What I enjoyed most about The Spirit of Education is that it is in every way the artifact of an examined life. The author stepped back from long years as a student, teacher and teacher of teachers in order to consider what experience had taught him, extracting many interesting observations and ideas from an approach to education he found deeply unsatisfying and damaging. His book is a compendium of learning and belief, touching on dozens of topics in some way connected to education. He might have entitled it “What I Have Learned Despite My Education.”
Jeff White’s book is impossible to summarize in a few words, but I have been thinking since I read it about one of his key points, perhaps his main point: given that true education is the process of bringing out the full potential of each person, sprouting each person’s unique “acorn,” then
What I’ve suggested here isn’t so radical. It’s a simple thing, making learning voluntary.
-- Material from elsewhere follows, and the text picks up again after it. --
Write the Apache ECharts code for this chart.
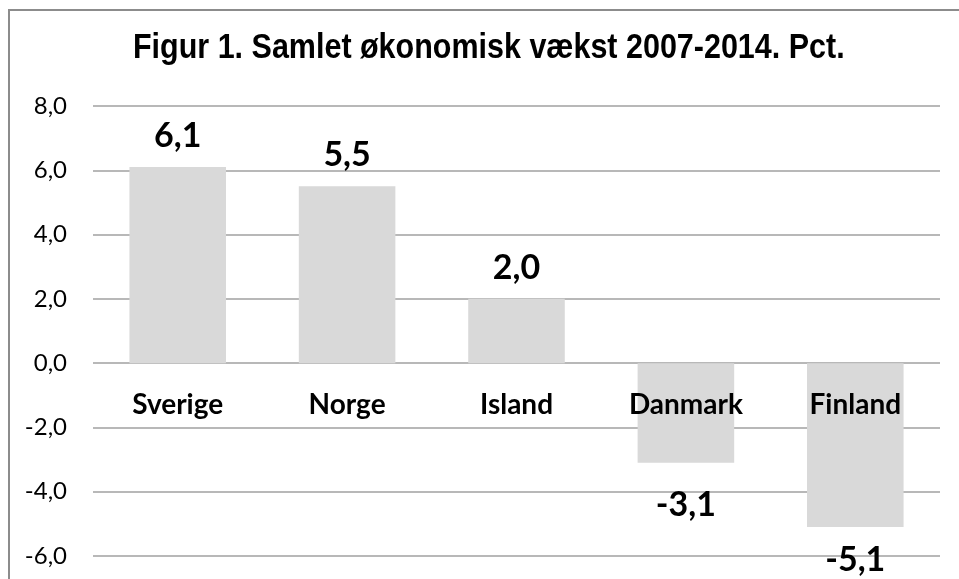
<!DOCTYPE html>
<html>
<head>
<meta charset="utf-8">
<script src="https://cdn.jsdelivr.net/npm/echarts@6/dist/echarts.min.js"></script>
<style>
html,body{margin:0;padding:0;background:#fff;}
#c{width:959px;height:579px;}
</style>
</head>
<body>
<div id="c"></div>
<script>
const categories = ['Sverige', 'Norge', 'Island', 'Danmark', 'Finland'];
const values = [6.1, 5.5, 2.0, -3.1, -5.1];
const yMin = -6, yMax = 8, yStep = 2;
const titleText = 'Figur 1. Samlet økonomisk vækst 2007-2014. Pct.';

const fmt = v => v.toFixed(1).replace('.', ',');
const chart = echarts.init(document.getElementById('c'));
chart.setOption({
  animation: false,
  backgroundColor: '#fff',
  graphic: [{
    type: 'rect',
    shape: { x: 9, y: 10, width: 980, height: 620 },
    style: { fill: 'none', stroke: '#8c8c8c', lineWidth: 2 },
    silent: true,
    z: 100
  }, {
    type: 'text',
    x: 133,
    y: 31,
    scaleX: 0.871,
    silent: true,
    style: {
      text: titleText,
      fontFamily: '"Liberation Sans", Arial, sans-serif',
      fontWeight: 'bold',
      fontSize: 35,
      fill: '#000',
      align: 'left',
      verticalAlign: 'top'
    }
  }],
  grid: { left: 93, right: 19, top: 106, bottom: 23, containLabel: false, outerBoundsMode: 'none' },
  xAxis: {
    type: 'category',
    data: categories,
    axisLine: { show: false },
    axisTick: { show: false },
    axisLabel: { show: false }
  },
  yAxis: {
    type: 'value',
    min: yMin,
    max: yMax,
    interval: yStep,
    axisLine: { show: false },
    axisTick: { show: false },
    splitLine: { lineStyle: { color: '#a0a0a0', width: 1.5 } },
    axisLabel: {
      margin: 26,
      formatter: v => fmt(v),
      fontFamily: 'Lato, "Open Sans", sans-serif',
      fontSize: 24,
      color: '#000'
    }
  },
  series: [{
    type: 'bar',
    barWidth: '57%',
    itemStyle: { color: '#d9d9d9' },
    z: 2,
    labelLayout: function (p) {
      const r = p.labelRect;
      if (r.y + r.height > 577) {
        return {
          x: r.x + r.width / 2,
          y: 577 - r.height,
          align: 'center',
          verticalAlign: 'top'
        };
      }
      return {};
    },
    data: values.map(v => ({
      value: v,
      label: {
        show: true,
        position: v >= 0 ? 'top' : 'bottom',
        distance: v >= 0 ? 14 : 25,
        formatter: p => fmt(p.value),
        fontFamily: 'Lato, "Open Sans", sans-serif',
        fontWeight: 'bold',
        fontSize: 34,
        color: '#000'
      }
    }))
  }, {
    type: 'scatter',
    symbolSize: 0,
    z: 5,
    silent: true,
    itemStyle: { opacity: 1 },
    data: categories.map(c => [c, 0]),
    label: {
      show: true,
      position: 'bottom',
      distance: 28,
      opacity: 1,
      formatter: p => p.value[0],
      fontFamily: 'Lato, "Open Sans", sans-serif',
      fontWeight: 'bold',
      fontSize: 28,
      color: '#000'
    }
  }]
});
</script>
</body>
</html>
I can tell you, it isn’t fun being either a teacher or a student when the program in front of them is to move a set of facts from a textbook into students’ heads, whether or not those students might be receptive to the information. Isn’t it a simple thing to suggest that only those who are interested might show up?
With the possible exception of the multiplication tables, which I certainly would never have memorized had I any choice in the matter (a chore I understand is no longer required), I can’t think of a single useful learning that came to me by compulsion. Indeed, everything I’ve cared about learning and seen as adding to my capability and the meaning of my life, I’ve come to understand out of my own desire.
Making learning voluntary would certainly change the public schools’ challenge from what we now see—how to compel obedience and punish misconduct—to an altogether different task, assisting students in learning what they find interesting and worthwhile, or admitting our schools need rethinking so as to be up to the task. Wouldn’t that be refreshing?
I’m sure when the ali’i system was crumbling under its own weight, busily decimating most of the islands’ bird species to make ceremonial feather capes, there were ali’i chiefs declaiming solemnly that members of the makaʻāinana, the commoner class, and the kauwa, the slave class, should for their own good continue to perform the tasks that served and supported ali’i power, or how else could they learn what was good?
The examined life seems like a critical part of any antidote to the damage done by compulsion, whether sanctioned by mana (divine power) or the state. I wonder what might happen if we all followed Jeff White’s example, taking time off from our appointed roles to understand ourselves, share what we have learned, and make a few modest proposals.